One story line, repeated regularly by media, is that the Great Australian Dream is dead and that young Australian adults can no longer afford to buy homes.

The other one, revealed whenever the Australian Bureau of Statistics releases official data on real estate finance, tends to suggest that the dream is very much alive – and indeed thriving.

In fact, the latest lending figures show major increases in buying activity by all types of real estate consumers, including first-home buyers.

Media loves negative sensation about housing affordability and very often the truth is optional. 

Some organisations who crave publicity to lift the profile of their businesses regularly feed this weakness in news media by creating bogus reports about Australian housing affordability.

They do this, usually, by applying a set of parameters that are irrelevant and unrealistic.

Here’s a typical example: a so-called research organisation will create a report which examines how long it takes a young couple to save a 20% deposit to buy a house at the median price in Sydney or Melbourne.

Or how much a person needs to earn to achieve a loan for this.

Now, there are multiple reasons why this is a nonsense designed to create a headline rather than inform the public.
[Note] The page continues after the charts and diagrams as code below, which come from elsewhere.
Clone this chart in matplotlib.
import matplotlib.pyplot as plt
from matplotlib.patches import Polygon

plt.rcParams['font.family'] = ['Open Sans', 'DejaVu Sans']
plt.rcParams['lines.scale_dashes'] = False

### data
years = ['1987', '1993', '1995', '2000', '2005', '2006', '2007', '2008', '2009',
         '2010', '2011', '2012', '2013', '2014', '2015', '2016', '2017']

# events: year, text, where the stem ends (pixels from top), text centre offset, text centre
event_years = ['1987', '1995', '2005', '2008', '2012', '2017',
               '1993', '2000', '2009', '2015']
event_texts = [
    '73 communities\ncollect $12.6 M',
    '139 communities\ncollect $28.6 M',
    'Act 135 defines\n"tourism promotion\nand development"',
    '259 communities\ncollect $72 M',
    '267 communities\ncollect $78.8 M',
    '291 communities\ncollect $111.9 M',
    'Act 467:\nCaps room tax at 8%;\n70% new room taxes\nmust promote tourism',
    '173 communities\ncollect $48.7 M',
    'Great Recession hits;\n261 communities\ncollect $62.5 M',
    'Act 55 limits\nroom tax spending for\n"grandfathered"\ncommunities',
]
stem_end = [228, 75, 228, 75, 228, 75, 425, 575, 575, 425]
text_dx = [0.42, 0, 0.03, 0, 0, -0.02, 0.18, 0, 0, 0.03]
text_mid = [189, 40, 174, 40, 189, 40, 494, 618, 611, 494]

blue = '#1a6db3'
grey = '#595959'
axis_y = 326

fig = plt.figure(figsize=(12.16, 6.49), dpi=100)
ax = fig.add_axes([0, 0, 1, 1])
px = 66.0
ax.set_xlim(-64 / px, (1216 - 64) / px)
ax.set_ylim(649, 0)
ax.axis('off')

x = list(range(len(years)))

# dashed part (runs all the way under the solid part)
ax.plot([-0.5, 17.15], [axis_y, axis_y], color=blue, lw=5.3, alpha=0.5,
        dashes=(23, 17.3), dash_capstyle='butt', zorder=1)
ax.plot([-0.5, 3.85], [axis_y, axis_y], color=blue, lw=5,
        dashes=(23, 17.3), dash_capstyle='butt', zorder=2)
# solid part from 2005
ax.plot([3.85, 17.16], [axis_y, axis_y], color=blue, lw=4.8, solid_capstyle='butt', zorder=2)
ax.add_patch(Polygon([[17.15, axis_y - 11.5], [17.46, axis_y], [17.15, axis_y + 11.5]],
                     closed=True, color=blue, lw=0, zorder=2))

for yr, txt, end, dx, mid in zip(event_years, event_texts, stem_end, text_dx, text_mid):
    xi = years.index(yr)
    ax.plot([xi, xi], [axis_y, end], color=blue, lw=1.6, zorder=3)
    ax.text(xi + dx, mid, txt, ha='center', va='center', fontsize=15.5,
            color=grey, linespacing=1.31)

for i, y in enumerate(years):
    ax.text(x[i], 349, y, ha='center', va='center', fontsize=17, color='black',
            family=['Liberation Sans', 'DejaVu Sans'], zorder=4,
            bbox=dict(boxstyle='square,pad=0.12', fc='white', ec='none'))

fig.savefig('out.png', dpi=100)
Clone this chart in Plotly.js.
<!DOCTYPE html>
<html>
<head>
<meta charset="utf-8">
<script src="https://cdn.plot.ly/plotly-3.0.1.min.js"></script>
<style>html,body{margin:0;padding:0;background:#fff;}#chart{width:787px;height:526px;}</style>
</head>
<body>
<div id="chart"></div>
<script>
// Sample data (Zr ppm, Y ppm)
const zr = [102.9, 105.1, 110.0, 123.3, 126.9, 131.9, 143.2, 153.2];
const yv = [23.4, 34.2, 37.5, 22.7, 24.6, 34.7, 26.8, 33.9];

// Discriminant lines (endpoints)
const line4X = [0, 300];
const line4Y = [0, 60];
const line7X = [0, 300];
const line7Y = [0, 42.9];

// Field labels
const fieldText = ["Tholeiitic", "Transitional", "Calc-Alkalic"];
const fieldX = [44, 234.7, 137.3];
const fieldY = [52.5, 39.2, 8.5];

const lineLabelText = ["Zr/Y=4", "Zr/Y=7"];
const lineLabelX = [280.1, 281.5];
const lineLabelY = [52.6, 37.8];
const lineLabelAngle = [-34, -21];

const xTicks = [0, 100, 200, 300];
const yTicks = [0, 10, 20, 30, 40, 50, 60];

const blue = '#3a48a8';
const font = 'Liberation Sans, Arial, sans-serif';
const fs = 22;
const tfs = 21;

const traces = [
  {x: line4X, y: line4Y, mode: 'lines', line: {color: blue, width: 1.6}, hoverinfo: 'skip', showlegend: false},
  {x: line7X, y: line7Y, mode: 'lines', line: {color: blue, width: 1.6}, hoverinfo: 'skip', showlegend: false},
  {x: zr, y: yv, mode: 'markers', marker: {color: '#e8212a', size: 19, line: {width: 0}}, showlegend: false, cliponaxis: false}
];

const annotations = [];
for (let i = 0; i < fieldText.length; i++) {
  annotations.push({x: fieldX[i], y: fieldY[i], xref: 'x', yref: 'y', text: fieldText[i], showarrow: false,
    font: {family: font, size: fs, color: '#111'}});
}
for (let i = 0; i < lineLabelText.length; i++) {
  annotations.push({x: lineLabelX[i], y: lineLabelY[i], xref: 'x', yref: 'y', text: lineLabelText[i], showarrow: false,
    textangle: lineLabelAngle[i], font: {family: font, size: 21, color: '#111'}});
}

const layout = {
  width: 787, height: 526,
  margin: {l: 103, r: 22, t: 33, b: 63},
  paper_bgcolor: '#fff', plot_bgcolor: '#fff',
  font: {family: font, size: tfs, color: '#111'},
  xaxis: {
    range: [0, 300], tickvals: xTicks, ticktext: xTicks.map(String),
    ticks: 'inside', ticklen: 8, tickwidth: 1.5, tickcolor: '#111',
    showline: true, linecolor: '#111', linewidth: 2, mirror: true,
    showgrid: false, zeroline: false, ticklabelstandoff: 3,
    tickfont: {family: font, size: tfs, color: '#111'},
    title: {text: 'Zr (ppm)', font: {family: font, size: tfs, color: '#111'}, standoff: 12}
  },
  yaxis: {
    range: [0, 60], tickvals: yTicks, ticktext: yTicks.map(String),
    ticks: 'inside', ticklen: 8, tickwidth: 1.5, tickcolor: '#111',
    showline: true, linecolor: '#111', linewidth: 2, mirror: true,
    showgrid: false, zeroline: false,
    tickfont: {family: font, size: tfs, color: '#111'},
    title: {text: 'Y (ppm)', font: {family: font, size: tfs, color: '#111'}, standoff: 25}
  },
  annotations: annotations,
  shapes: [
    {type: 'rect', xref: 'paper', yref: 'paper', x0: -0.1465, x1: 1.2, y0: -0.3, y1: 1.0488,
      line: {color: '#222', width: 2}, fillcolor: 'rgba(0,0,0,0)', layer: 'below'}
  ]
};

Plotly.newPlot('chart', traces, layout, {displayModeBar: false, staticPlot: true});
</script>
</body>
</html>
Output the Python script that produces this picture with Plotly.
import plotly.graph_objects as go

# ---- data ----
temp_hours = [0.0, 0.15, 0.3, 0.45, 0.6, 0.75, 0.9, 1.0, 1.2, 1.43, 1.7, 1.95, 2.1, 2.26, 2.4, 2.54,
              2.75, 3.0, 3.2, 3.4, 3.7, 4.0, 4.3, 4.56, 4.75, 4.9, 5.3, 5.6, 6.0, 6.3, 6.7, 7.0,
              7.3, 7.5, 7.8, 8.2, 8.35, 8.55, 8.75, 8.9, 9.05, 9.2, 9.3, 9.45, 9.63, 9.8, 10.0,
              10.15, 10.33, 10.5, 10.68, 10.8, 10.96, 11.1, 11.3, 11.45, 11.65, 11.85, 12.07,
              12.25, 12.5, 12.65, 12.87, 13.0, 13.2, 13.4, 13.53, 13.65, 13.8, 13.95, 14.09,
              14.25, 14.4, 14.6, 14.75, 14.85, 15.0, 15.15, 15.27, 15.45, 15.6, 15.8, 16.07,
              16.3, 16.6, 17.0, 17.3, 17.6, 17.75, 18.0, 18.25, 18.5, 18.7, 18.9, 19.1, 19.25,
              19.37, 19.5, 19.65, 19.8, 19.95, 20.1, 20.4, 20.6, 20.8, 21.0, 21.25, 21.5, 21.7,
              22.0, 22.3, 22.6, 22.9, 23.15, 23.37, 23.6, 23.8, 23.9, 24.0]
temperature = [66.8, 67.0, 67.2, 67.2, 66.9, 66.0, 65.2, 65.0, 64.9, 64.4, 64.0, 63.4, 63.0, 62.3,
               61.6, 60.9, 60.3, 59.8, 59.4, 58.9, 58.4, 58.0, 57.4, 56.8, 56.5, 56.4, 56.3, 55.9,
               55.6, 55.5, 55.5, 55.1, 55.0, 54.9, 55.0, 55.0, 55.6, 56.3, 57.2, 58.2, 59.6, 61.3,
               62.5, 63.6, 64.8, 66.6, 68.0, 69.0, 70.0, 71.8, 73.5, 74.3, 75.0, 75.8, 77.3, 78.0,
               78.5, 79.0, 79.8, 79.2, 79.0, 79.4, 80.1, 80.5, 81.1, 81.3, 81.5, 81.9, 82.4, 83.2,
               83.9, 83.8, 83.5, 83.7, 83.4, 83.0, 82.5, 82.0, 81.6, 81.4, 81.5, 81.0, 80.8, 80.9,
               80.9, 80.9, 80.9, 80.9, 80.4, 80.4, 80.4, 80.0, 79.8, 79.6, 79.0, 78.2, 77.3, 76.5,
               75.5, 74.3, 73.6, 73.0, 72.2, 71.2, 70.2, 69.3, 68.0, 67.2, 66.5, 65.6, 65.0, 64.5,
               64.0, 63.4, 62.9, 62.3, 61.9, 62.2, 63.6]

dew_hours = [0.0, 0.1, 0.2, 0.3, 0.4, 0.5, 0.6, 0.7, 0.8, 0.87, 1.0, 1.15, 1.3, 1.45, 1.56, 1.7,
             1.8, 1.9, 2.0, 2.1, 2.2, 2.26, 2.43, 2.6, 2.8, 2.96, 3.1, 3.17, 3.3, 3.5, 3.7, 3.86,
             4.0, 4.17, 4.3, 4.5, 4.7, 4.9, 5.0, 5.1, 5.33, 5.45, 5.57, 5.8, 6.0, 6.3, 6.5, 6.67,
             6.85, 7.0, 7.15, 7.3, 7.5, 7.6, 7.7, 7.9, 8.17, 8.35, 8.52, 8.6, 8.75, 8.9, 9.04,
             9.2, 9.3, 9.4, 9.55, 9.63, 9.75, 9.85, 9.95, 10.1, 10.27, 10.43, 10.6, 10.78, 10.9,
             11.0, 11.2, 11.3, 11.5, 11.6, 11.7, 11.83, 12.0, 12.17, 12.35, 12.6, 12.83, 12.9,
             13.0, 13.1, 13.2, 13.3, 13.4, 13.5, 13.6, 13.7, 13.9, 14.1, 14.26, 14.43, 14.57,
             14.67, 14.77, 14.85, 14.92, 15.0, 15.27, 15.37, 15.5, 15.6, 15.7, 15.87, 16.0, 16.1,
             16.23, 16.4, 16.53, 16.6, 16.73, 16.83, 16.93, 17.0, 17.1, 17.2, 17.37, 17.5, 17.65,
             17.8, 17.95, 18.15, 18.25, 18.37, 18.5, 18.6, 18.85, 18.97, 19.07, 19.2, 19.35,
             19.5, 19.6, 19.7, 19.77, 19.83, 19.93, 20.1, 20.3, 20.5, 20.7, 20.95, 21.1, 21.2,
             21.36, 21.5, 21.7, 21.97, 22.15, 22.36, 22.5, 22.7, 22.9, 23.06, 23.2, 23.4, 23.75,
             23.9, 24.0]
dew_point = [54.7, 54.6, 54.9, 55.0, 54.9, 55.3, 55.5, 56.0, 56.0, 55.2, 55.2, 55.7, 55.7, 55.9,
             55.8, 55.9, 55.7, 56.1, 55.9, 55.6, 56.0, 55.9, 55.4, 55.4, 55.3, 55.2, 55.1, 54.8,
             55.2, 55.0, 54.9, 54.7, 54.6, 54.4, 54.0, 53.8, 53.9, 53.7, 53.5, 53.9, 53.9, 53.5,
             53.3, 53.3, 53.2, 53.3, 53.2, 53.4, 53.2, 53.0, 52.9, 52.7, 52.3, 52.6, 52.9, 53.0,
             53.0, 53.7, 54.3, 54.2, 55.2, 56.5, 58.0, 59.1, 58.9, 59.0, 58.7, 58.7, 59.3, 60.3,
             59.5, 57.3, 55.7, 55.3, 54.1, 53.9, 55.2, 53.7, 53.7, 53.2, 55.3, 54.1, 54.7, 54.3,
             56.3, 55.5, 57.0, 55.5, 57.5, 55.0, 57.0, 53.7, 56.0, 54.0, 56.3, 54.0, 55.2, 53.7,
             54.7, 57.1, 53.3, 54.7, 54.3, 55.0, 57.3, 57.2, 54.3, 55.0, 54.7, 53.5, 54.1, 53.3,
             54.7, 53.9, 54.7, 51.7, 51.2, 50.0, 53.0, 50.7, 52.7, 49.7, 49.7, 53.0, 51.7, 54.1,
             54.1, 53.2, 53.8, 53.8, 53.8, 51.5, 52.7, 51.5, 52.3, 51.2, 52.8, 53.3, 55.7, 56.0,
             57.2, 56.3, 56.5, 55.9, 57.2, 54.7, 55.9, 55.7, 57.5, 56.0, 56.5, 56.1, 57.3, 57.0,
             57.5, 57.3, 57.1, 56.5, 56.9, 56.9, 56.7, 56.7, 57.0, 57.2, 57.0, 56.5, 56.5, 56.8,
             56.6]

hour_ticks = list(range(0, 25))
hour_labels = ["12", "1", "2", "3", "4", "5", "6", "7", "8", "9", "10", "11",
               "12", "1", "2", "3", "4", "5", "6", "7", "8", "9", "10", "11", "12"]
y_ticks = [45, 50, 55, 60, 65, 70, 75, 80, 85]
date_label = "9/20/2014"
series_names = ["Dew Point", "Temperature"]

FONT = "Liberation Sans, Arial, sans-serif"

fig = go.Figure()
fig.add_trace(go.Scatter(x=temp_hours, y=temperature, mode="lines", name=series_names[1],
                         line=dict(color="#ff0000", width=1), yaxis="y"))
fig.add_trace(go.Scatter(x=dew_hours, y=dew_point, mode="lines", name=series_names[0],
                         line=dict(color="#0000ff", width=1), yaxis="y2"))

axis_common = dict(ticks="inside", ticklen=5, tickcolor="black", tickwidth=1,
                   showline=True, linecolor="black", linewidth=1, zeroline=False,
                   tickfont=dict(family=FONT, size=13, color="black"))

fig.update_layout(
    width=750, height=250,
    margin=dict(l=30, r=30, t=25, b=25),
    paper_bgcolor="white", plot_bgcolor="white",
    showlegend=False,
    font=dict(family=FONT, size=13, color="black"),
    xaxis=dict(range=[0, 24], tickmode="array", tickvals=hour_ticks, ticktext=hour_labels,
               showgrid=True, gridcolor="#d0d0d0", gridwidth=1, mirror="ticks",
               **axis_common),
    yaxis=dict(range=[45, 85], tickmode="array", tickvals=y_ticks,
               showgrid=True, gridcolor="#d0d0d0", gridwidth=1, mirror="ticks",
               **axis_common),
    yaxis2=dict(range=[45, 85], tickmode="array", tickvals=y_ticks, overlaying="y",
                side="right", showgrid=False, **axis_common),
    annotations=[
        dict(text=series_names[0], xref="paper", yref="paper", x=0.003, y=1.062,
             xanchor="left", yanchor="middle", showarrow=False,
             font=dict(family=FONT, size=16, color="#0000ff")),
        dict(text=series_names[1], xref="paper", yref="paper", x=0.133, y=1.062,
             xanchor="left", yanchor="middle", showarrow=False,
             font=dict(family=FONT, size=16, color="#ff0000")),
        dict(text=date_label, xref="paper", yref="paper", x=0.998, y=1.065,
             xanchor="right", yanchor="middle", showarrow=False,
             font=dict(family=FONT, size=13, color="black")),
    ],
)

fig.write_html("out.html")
These reports are full of furphies.

Furphy No.1 – you don’t need a 20% deposit. You can get into real estate ownership with a 10% deposit or even a 5% deposit.

Furphy No.2 – first-home buyers don’t buy at the median price in Sydney or Melbourne or anywhere else. They buy in the lower price ranges. The city median is irrelevant to the circumstances of young buyers and the issue of affordability.

Furphy No.3 – these reports always overlook attached dwellings as an option for buyers seeking affordability. In many capital city suburbs, the median price for units is half the median price for houses. But these bogus reports never speak about this viable, popular and more affordable option.

Why are these so-called research reports full of irrelevant and misleading information? Because the goal is NOT to inform people, or help people, or improve the situation for the community. The goal is always self-serving and dishonest – to create free publicity by generating alarm in the community.

And journalists are happy to recycle this nonsense as factual news.

In Sydney, the median house price is close to $1.5 million (according to CoreLogic) but that is irrelevant to people seeking affordability in our most expensive capital city. 

What is considerably MORE relevant is how much it costs to buy a unit in the Canterbury-Bankstown area of Sydney, where there are plenty of viable options in multiple suburbs in the price range from $400,000 to $600,000.

Or what it costs to buy a house in more affordable parts of Greater Sydney, like the local government areas of Liverpool, Parramatta and Blacktown.

And of course there is the reality that over 20 million Australians live in places other than Sydney and the median house price in our most expensive city is utterly irrelevant to them.

How about some focus on what it costs to buy a house in the affordable northern suburbs of Adelaide, or an apartment in the inner-city Brisbane suburb of Bowen Hills, or in the inner-city Perth suburb of Belmont or a house in outer-ring areas of Greater Melbourne.

And what about regional Australia, which is attracting growing numbers of new residents relocating from the biggest cities in search of a different lifestyle, empowered by technology that allows more and more people to work remotely.

So, let me tell you, the home ownership dream is very much alive right across Australia.

How can I be so sure? Because the official lending data confirms it.

The latest stats from the ABS – which is for the month of June - shows we are currently seeing growing numbers of people buying homes as first-home buyers, other types of owner-occupier buyers and investors.

Lending for the purchase of homes rose 19% in June, compared to a year earlier.

In June lending to owner-occupier buyers was up 13% compared to a year earlier, with an even larger increase in loans to investors. There was also a rise in lending to first-home buyers, though not as large an increase.

It should be fairly self-evident that lending levels would not be rising, including for first-home buyers, if it was true that no one can afford to buy any more.

We have highly active property markets in most parts of Australia and buyers of all kinds are active.